═════ Available data

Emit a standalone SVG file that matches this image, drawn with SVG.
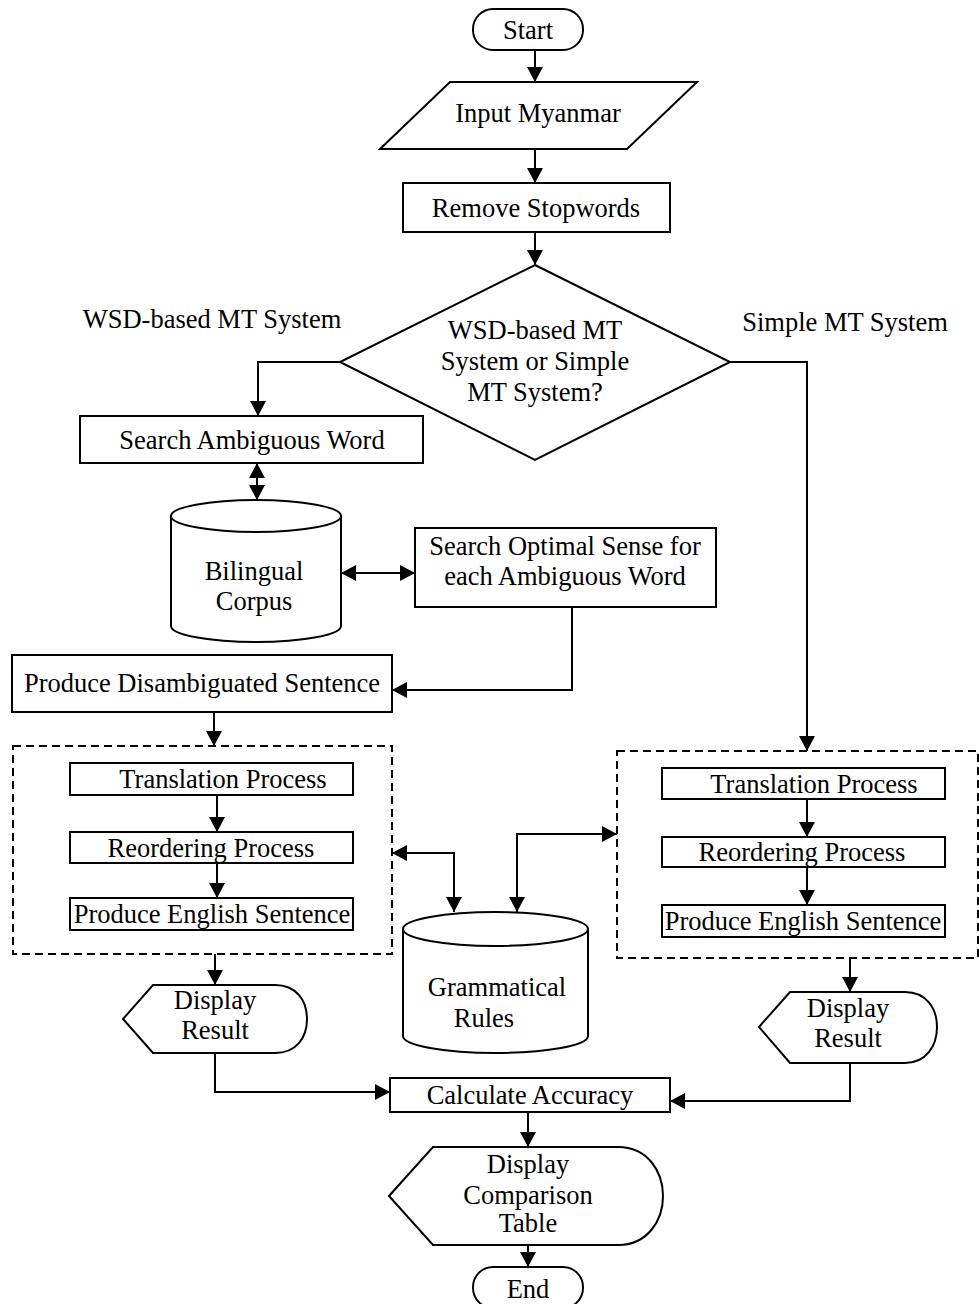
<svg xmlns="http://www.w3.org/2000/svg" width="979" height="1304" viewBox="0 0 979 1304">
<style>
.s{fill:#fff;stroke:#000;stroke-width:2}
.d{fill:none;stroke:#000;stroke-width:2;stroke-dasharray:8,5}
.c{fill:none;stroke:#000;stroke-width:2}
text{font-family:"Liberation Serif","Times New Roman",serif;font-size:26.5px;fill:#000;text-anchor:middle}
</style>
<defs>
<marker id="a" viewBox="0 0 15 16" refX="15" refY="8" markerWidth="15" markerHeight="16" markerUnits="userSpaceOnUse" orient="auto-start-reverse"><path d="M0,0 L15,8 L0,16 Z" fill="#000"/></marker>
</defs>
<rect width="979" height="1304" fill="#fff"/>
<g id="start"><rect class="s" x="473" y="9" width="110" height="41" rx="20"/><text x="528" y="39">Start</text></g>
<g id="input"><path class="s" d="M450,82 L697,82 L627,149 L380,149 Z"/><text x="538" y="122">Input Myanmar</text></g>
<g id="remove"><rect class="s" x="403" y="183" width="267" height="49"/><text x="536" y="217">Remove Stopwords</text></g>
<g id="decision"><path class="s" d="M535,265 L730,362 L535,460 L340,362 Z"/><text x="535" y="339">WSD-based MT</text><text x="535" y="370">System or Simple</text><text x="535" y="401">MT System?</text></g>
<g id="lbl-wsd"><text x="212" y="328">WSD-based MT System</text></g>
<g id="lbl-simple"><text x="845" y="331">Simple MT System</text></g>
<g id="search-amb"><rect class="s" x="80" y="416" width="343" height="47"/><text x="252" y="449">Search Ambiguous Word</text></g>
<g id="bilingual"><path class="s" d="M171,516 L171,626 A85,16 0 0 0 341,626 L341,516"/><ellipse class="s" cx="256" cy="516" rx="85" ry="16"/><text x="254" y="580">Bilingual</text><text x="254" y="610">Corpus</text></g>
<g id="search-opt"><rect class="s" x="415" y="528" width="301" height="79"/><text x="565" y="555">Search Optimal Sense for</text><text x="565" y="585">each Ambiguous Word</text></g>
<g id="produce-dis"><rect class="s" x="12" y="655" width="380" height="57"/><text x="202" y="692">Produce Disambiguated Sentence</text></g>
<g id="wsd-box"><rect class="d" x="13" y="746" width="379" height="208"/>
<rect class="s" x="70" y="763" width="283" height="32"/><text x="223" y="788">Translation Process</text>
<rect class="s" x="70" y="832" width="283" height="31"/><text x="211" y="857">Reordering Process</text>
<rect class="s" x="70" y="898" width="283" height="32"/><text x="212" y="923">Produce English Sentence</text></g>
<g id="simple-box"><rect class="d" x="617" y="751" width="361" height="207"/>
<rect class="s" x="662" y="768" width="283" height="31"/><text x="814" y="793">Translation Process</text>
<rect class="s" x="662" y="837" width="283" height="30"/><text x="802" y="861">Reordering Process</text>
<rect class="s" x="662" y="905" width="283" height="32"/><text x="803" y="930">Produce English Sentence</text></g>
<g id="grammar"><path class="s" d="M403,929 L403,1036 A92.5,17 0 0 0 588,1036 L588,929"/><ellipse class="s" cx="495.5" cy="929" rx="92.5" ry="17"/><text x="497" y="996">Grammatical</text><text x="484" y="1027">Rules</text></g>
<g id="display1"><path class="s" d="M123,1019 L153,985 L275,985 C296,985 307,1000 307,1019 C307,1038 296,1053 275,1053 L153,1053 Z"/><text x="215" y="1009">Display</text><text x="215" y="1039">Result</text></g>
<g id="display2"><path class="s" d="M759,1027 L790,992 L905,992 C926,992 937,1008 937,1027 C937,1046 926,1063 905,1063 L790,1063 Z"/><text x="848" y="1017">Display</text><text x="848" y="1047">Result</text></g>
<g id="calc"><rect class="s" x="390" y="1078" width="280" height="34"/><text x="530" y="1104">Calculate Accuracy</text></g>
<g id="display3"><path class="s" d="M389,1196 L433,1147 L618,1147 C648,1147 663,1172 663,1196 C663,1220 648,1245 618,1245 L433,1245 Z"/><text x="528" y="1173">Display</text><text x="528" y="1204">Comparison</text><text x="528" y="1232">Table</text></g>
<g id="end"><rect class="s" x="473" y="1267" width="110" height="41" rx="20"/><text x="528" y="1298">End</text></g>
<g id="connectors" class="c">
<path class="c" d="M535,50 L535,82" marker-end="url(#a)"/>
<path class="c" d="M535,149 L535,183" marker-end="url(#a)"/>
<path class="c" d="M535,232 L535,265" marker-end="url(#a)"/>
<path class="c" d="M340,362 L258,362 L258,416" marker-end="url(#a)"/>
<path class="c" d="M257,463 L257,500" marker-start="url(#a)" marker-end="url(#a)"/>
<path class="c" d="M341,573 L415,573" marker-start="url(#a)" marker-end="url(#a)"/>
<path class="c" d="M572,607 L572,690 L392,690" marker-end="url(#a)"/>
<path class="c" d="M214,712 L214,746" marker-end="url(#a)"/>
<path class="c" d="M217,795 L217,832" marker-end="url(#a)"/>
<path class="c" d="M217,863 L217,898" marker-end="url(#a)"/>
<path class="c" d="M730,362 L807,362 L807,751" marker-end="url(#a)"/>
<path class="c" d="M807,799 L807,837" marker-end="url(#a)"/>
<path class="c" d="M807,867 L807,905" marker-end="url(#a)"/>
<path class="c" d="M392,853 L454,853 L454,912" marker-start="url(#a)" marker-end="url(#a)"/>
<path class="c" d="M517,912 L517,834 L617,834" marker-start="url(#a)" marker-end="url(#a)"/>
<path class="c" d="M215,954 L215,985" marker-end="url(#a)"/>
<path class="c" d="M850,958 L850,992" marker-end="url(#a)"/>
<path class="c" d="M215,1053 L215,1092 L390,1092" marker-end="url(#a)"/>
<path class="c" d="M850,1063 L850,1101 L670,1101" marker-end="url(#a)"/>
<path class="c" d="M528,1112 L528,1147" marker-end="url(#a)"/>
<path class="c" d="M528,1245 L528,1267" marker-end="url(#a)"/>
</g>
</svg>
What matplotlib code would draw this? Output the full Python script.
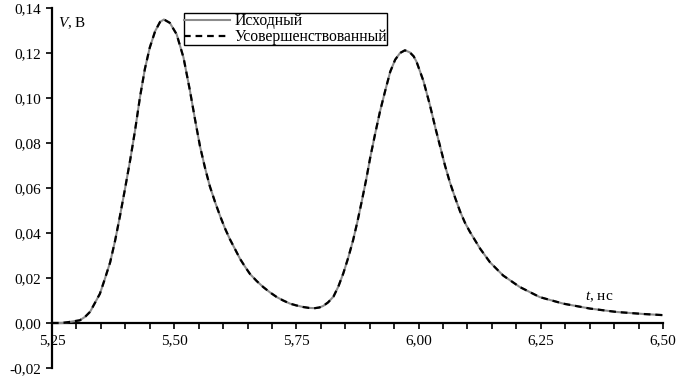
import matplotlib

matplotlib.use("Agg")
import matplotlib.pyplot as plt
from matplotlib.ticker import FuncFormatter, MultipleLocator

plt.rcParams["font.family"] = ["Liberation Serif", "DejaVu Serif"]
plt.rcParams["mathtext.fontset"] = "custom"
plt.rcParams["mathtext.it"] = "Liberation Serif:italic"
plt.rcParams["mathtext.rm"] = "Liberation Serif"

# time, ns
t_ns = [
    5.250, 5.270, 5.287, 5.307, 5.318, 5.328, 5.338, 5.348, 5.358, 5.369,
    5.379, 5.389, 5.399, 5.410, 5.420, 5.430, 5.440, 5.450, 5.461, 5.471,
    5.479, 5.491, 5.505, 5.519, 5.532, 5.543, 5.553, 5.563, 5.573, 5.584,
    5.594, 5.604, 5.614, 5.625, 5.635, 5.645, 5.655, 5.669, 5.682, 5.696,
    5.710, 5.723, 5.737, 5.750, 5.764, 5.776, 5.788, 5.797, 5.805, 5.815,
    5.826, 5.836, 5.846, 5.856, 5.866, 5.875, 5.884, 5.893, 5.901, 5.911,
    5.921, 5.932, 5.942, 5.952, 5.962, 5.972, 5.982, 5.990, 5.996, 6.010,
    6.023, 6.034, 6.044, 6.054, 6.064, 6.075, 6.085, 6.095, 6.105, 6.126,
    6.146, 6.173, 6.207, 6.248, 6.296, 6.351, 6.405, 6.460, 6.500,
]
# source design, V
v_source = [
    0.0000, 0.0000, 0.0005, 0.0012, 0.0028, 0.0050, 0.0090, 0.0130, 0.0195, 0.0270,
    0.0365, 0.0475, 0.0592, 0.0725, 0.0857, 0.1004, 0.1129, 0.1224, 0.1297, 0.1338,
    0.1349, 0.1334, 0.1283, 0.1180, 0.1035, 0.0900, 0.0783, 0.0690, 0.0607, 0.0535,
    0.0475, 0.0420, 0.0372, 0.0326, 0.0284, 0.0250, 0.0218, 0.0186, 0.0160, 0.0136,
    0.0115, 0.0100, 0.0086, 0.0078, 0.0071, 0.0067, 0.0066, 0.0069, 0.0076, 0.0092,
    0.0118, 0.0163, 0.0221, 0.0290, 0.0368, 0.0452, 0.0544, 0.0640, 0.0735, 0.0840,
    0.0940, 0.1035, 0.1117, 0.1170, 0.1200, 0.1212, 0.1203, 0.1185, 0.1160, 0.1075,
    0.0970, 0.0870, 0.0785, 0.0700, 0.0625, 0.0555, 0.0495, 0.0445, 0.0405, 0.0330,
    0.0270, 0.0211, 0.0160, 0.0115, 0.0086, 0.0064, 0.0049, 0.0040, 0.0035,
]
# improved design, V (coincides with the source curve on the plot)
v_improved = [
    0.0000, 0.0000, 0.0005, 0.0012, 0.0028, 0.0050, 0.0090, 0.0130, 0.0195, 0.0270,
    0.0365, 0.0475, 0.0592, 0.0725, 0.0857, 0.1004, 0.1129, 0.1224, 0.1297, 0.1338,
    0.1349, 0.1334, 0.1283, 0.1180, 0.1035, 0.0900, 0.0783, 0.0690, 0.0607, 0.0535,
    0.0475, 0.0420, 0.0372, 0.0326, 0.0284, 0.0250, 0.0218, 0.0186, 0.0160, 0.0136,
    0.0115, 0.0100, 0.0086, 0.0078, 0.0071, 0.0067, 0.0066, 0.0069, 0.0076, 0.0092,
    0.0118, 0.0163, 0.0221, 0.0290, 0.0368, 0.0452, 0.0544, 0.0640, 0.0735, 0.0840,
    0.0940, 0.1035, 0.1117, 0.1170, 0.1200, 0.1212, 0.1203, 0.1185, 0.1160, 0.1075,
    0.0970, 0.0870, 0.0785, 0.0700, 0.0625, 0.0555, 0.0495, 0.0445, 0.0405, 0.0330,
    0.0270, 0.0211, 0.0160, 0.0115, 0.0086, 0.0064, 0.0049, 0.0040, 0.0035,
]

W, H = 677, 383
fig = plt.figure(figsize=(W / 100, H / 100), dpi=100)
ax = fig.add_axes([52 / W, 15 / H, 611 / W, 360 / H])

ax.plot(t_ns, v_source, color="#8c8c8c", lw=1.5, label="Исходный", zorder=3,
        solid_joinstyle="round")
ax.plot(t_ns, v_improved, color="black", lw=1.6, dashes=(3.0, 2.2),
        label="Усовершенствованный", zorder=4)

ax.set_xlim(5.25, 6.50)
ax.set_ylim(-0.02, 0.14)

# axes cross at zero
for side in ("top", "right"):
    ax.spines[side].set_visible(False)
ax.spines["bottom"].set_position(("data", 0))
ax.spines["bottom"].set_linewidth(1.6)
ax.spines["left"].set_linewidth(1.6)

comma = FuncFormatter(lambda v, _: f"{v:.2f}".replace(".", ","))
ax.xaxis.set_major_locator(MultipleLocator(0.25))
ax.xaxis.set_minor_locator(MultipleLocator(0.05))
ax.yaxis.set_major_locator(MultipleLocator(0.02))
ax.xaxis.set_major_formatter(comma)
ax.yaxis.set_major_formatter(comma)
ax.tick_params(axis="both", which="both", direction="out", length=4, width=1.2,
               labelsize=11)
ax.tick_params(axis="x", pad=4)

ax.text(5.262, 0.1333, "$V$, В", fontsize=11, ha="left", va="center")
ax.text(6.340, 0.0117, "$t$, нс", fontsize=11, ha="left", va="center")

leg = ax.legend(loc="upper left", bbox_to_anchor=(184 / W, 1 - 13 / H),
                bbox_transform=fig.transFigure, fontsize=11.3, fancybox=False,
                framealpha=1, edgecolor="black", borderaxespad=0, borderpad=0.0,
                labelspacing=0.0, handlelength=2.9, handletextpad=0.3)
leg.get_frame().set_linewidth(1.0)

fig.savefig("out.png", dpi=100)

══════════

Only the stretch from the line with "What matplotlib code" through the line with "from matplotlib.ticker import" should be copied, exactly and with both ends. Drop the pictures.

What matplotlib code would draw this? Output the full Python script.
import matplotlib

matplotlib.use("Agg")
import matplotlib.pyplot as plt
from matplotlib.ticker import FuncFormatter, MultipleLocator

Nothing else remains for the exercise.